Our place at the Bay of Islands was carefully selected because we were going to spend 10 days there getting the blog up and using The Bay as a base to explore the Northland. We chose well – an apartment in Paihia, a spectacular place. The picture to the left shows our apartment from the bay – the yellowish one near the top, center. And then there is the view out to the bay. Mesmerizing, really. This is a piece of paradise, ours for a short while. The pictures below show a portion of the view from our deck ….
Not too bad. But just to rub it in, here are views from the living room:
And from the kitchen:
In other words, it was spectacular from anywhere. And like the sea, never the same from one moment to the next. Plus, this is New Zealand, so you get boats, and sailboats, and ferries and … parachutes? Are we surprised? Not really.
I’m going to close with a picture of an unfurling frond from a tree fern here on property (tree ferns and flowers are everywhere), and then a picture of “live music on Sunday, 3pm -6pm)” from Al Fresco, a local bar/restaurant.

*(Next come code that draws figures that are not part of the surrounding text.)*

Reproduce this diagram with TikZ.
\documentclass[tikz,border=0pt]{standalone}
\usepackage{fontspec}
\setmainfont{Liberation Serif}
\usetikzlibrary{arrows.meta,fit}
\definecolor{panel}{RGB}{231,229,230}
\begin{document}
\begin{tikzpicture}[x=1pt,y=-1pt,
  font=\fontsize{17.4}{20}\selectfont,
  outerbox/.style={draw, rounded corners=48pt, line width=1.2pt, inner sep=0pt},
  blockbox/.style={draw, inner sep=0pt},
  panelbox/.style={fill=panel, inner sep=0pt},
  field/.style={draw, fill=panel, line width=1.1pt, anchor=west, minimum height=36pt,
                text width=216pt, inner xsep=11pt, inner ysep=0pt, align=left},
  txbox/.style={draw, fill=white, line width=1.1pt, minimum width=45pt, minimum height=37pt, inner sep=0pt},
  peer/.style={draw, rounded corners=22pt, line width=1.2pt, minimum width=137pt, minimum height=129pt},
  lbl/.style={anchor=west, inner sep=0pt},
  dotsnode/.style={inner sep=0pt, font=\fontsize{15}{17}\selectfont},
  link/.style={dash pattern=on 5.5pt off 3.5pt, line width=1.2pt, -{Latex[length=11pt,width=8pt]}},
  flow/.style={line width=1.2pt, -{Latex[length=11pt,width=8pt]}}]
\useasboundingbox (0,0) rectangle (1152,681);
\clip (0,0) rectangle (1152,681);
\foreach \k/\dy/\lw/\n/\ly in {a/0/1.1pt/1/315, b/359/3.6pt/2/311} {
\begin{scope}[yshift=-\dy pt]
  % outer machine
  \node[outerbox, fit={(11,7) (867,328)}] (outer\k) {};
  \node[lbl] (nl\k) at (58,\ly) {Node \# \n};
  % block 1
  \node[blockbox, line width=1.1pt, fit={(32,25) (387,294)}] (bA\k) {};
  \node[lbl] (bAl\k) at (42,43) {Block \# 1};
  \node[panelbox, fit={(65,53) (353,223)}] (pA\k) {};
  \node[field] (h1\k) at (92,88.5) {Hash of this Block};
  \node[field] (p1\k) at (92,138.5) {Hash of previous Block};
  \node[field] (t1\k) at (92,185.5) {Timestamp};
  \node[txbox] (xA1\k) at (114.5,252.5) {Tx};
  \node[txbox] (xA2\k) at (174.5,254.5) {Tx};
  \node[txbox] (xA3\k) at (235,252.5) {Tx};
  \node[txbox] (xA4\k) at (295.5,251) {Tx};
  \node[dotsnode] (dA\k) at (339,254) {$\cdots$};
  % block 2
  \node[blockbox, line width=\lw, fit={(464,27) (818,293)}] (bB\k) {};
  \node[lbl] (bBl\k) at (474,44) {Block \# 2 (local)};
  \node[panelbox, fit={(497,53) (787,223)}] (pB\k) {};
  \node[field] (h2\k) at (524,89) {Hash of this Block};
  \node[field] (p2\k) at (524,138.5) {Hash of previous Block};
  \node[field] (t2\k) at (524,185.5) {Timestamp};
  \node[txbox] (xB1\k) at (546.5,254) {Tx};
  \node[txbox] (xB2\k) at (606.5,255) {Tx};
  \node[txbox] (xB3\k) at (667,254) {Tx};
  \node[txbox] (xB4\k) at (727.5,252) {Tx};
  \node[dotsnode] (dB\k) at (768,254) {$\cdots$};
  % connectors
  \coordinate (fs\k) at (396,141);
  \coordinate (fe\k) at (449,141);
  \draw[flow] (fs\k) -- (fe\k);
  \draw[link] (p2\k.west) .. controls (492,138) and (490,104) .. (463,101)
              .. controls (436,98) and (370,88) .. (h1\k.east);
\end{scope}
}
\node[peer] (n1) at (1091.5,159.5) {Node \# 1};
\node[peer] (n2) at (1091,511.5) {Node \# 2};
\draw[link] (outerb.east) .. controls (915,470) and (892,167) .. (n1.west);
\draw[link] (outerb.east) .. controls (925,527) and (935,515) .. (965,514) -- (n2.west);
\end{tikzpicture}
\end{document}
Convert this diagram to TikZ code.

Paihia is a huge tourist destination – very busy in the summer. Almost all tours come here to view the islands and swim with the dolphins. Nevertheless, there’s less than a thousand people living here, and it’s a small town. The music venue was cute. The band wasn’t bad, a lot of the people knew them, and you had a lot of 3 generation tables. Grandma and grandpa were tapping their feet. The food wasn’t great but hey, can’t have everything. I ordered a pot of mussels (I love mussels), and was surprised when the pot came out with like 8 mussels in it, protruding from the bowl. Each mussel is about 8-9 inches long, which pretty much fills the pot. The mussels are big! Arnold Schwartzenegger mussels. Unfortunately quite tough and chewy, kinda like unbeaten octopus. Bummer! Maybe they’re better elsewhere. We’ll see!